Reinterpretation Makes Tolkien's Myth Come Alive
Chris P.

I have loved the book and the movie both; for me the movie improves on the book in some ways. The LOTR was my favourite book when I first read it at the age of 8, and since I rediscovered it five years ago I have read it so many times that I know every scene and have an alarming ability to recite whole passages. So my liking the movie has nothing to do with not liking the book! And certainly, the first time I saw the movie I couldn't stop analyzing all the little departures from the book; it wasn't until the third time I saw it that I could relax and just enjoy it on its own terms all the way through.

But the funny thing is, many of my favourite scenes from the movie are from Peter Jackson's modifications to the original story:

1) Arwen galloping furiously to the Ford of Brunien and her face-off with the Black Riders. This is my favourite scene in the whole movie, partly just for it inherent drama, partly because of your knowledge of the relationship between Arwen and Aragorn, partly because it's a woman doing something heroic in a movie, not with improbable martial arts powers, but with courage, determination, and skill.

2) Boromir's speech to Aragorn in Lothlorien. This gives Boromir a psychological depth that makes it possible to feel sorry for him for being overcome by desire for the Ring.

3) Gandalf, trapped on the roof of Orthanc, catching the moth and whispering instructions to it. Gandalf the Grey is shown as weak and vulnerable, but also tenacious and resourceful in a tight place.

4) Boromir, riddled with arrows, watching helplessly as the hobbits are taken by the Orcs. (This is implied but not shown in the books.)

All of these scenes give the characters a recognizable psychology and makes it possible to relate to their situations: we feel concern and admiration for Arwen just as we'd feel concern and admiration if that was our lover doing this dangerous thing; we feel sympathy for Boromir because we also know about the desire to live up to someone's expectations; Gandalf's heroism is a product of his determination and cleverness, not just of his magical powers as a Wizard.

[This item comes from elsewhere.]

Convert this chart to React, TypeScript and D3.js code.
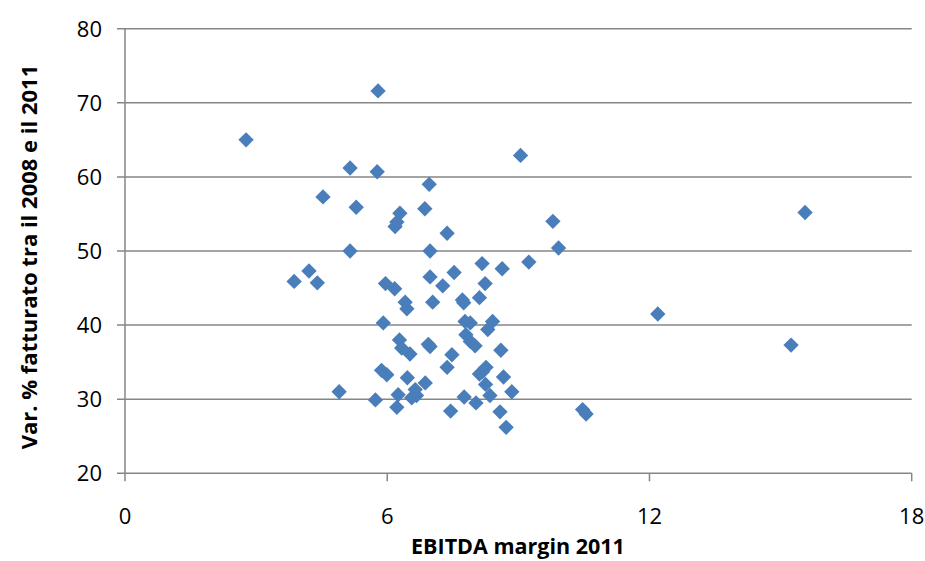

Tolkien chose to give many of his characters a kind of psychological 'flatness' of the sort found in epic poems like the Iliad, Beowulf, or the Niebelungen. This works on its own terms and gives the story its 'heroic seriousness', and he can get away with it because the Hobbits are always there as characters with a more modern psychology for us to relate to. But Jackson's reinterpretation adds a new dimension to the story.

The classic myths were formed by the re-telling of the same story by many different storytellers over successive generations. I think that by reinterpreting Tolkien's story, Jackson has done something similar. Certainly, for me he has given the story a new life.